標題: 液晶透鏡應用於2D/3D可切換且焦距可調變之內視鏡系統
Liquid crystal lens for 2D/3D switchable and tunable endoscopy imaging system
作者: 哈明爾
謝漢萍
黃乙白
Amir, Hassanfiroozi
Shieh, Han-Ping D.
Huang, Yi-Pai
電機資訊國際學程
關鍵字: 3D立體內視鏡;六角形液晶透鏡;多功能液晶透鏡元件(MFLC-lens);3D stereoscopic endoscope;Hexagonal liquid crystal lens;Multi-function liquid crystal lens element (MFLC-lens)
公開日期: 2016
摘要: 傳統的3D立體內視鏡是由兩組鏡頭與兩組感光元件構成,因此3D內視鏡相較於一般內視鏡的體積更大。
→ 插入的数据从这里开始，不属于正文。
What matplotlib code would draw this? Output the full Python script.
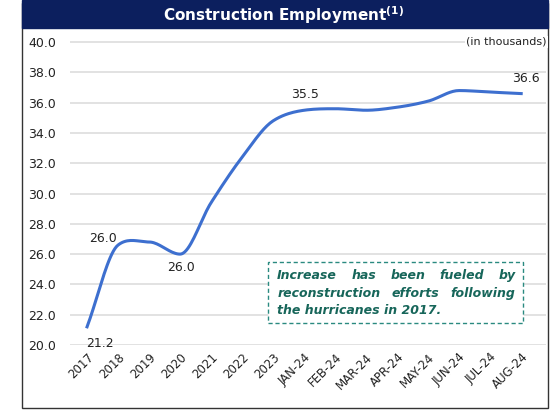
import numpy as np
import matplotlib.pyplot as plt
from matplotlib.patches import Rectangle

# values (thousands)
periods = ["2017", "2018", "2019", "2020", "2021", "2022", "2023",
           "JAN-24", "FEB-24", "MAR-24", "APR-24", "MAY-24", "JUN-24", "JUL-24", "AUG-24"]
employment = [21.2, 26.6, 26.8, 26.0, 29.4, 32.4, 34.8,
              35.5, 35.6, 35.5, 35.7, 36.1, 36.8, 36.7, 36.6]
labels = {0: "21.2", 1: "26.0", 3: "26.0", 7: "35.5", 14: "36.6"}
yticks = [20, 22, 24, 26, 28, 30, 32, 34, 36, 38, 40]
note = ["Increase has been fueled by",
        "reconstruction efforts following",
        "the hurricanes in 2017."]


def smooth(x, y, n=20):
    # hermite curve through the points; tangents are a blend of the
    # harmonic and plain mean so bends stay round without big overshoot
    x = np.asarray(x, float)
    y = np.asarray(y, float)
    d = np.diff(y) / np.diff(x)
    m = np.zeros_like(y)
    m[0], m[-1] = d[0], d[-1]
    for i in range(1, len(y) - 1):
        if d[i - 1] * d[i] > 0:
            harm = 2 / (1 / d[i - 1] + 1 / d[i])
            m[i] = 0.5 * (harm + 0.5 * (d[i - 1] + d[i]))
    xs, ys = [], []
    for i in range(len(x) - 1):
        t = np.linspace(0, 1, n, endpoint=False)
        h = x[i + 1] - x[i]
        h00 = 2 * t**3 - 3 * t**2 + 1
        h10 = t**3 - 2 * t**2 + t
        h01 = -2 * t**3 + 3 * t**2
        h11 = t**3 - t**2
        xs.append(x[i] + t * h)
        ys.append(h00 * y[i] + h10 * h * m[i] + h01 * y[i + 1] + h11 * h * m[i + 1])
    xs.append([x[-1]])
    ys.append([y[-1]])
    return np.concatenate(xs), np.concatenate(ys)


plt.rcParams['font.family'] = ['DejaVu Sans']

W, H = 554, 411
fig = plt.figure(figsize=(W / 100, H / 100), dpi=100)

# outer frame and header band
fig.patches.append(Rectangle((22 / W, 3 / H), 526 / W, 405 / H, transform=fig.transFigure,
                             fill=False, edgecolor="#333333", linewidth=1.0))
fig.patches.append(Rectangle((22 / W, 383 / H), 526 / W, 28 / H, transform=fig.transFigure,
                             facecolor="#0c1f5e", edgecolor="#0c1f5e"))
fig.text(284 / W, 396 / H, r"Construction Employment$^{\mathbf{(1)}}$", color="white",
         ha="center", va="center", fontsize=11, fontweight="bold")

ax = fig.add_axes([70 / W, (H - 345) / H, 476 / W, 312 / H])
x = np.arange(len(periods))
sx, sy = smooth(x, employment)
ax.plot(sx, sy, color="#3d6fcf", linewidth=2.2)

ax.set_ylim(20, 40.6)
ax.set_xlim(-0.55, 14.8)
ax.set_yticks(yticks)
ax.set_yticklabels([f"{v:.1f}" for v in yticks], fontsize=9, color="#222222")
ax.set_xticks(x)
ax.set_xticklabels(periods, rotation=45, ha="right", rotation_mode="anchor", fontsize=8.5, color="#222222")
ax.tick_params(length=0, pad=4)
ax.tick_params(axis="y", pad=10)
ax.grid(axis="y", color="#dddddd", linewidth=1.2)
ax.set_axisbelow(True)
for s in ax.spines.values():
    s.set_visible(False)

label_pos = {0: (0.42, 20.1), 1: (0.52, 27.06), 3: (3.03, 25.1), 7: (7.03, 36.57), 14: (14.16, 37.6)}
for i, txt in labels.items():
    px, py = label_pos[i]
    ax.text(px, py, txt, ha="center", va="center", fontsize=9, color="#222222")

fig.text(547 / W, (H - 42) / H, "(in thousands)", ha="right", va="center", fontsize=8, color="#222222",
         bbox=dict(facecolor="white", edgecolor="none", pad=1))

# note box, text justified by hand
ax.add_patch(Rectangle((5.84, 21.45), 8.22, 4.03, facecolor="white",
                       edgecolor="#2a8a80", linestyle=(0, (3, 2)), linewidth=1.0))
renderer = fig.canvas.get_renderer()
left, right = 6.13, 13.81
ys_note = [24.62, 23.43, 22.31]
note_style = dict(va="center", fontsize=9, color="#17665a", fontweight="bold", style="italic")
inv = ax.transData.inverted()
for k, line in enumerate(note):
    if k == len(note) - 1:
        ax.text(left, ys_note[k], line, ha="left", **note_style)
        continue
    words = line.split()
    items = [ax.text(0, ys_note[k], w, ha="left", **note_style) for w in words]
    widths = []
    for t in items:
        bb = t.get_window_extent(renderer)
        widths.append(inv.transform((bb.x1, 0))[0] - inv.transform((bb.x0, 0))[0])
    gap = max((right - left - sum(widths)) / (len(words) - 1), 0.1)
    pos = left
    for t, w in zip(items, widths):
        t.set_x(pos)
        pos += w + gap

fig.savefig("out.png", dpi=100)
我們開發出利用六角形液晶透鏡陣列元件搭配一組感光元件,構成基於積成影像的立體影像擷取系統。本研究的主要貢獻在於我們提出利用凸面環狀的電極產生拋物面狀分佈的電場,藉此縮短液晶透鏡的焦距長度至2.5公分以內,進而使內視鏡能夠拍攝近距離的物體;此外也能夠使液晶透鏡具有較好的相位變化分佈,以及較低的驅動電壓。雖然六角形液晶透鏡能夠提供2D/3D切換的功能,但是在2D模式下無法調整焦距,因此我們提出多功能液晶透鏡元件(MFLC-lens)應用於2D/3D立體內視鏡中,在2D模式或3D模式下都可以調整焦距,不需要透過任何機械式移動結構。為了達成液晶透鏡調整焦距的功能,我們提出一種新的雙層電極結構,並且在電極之間塗佈透明高電阻值材料。為了提升拍攝影像品質,我們使用數種不同偏振態元件,包括線性偏振片、圓偏振片和四分之一波板(Quarter Wave-plate)。進一步,我們利用澤爾尼克多項式(Zernike polynomials)模擬光波前變化,找出透鏡的像差並且加以修正。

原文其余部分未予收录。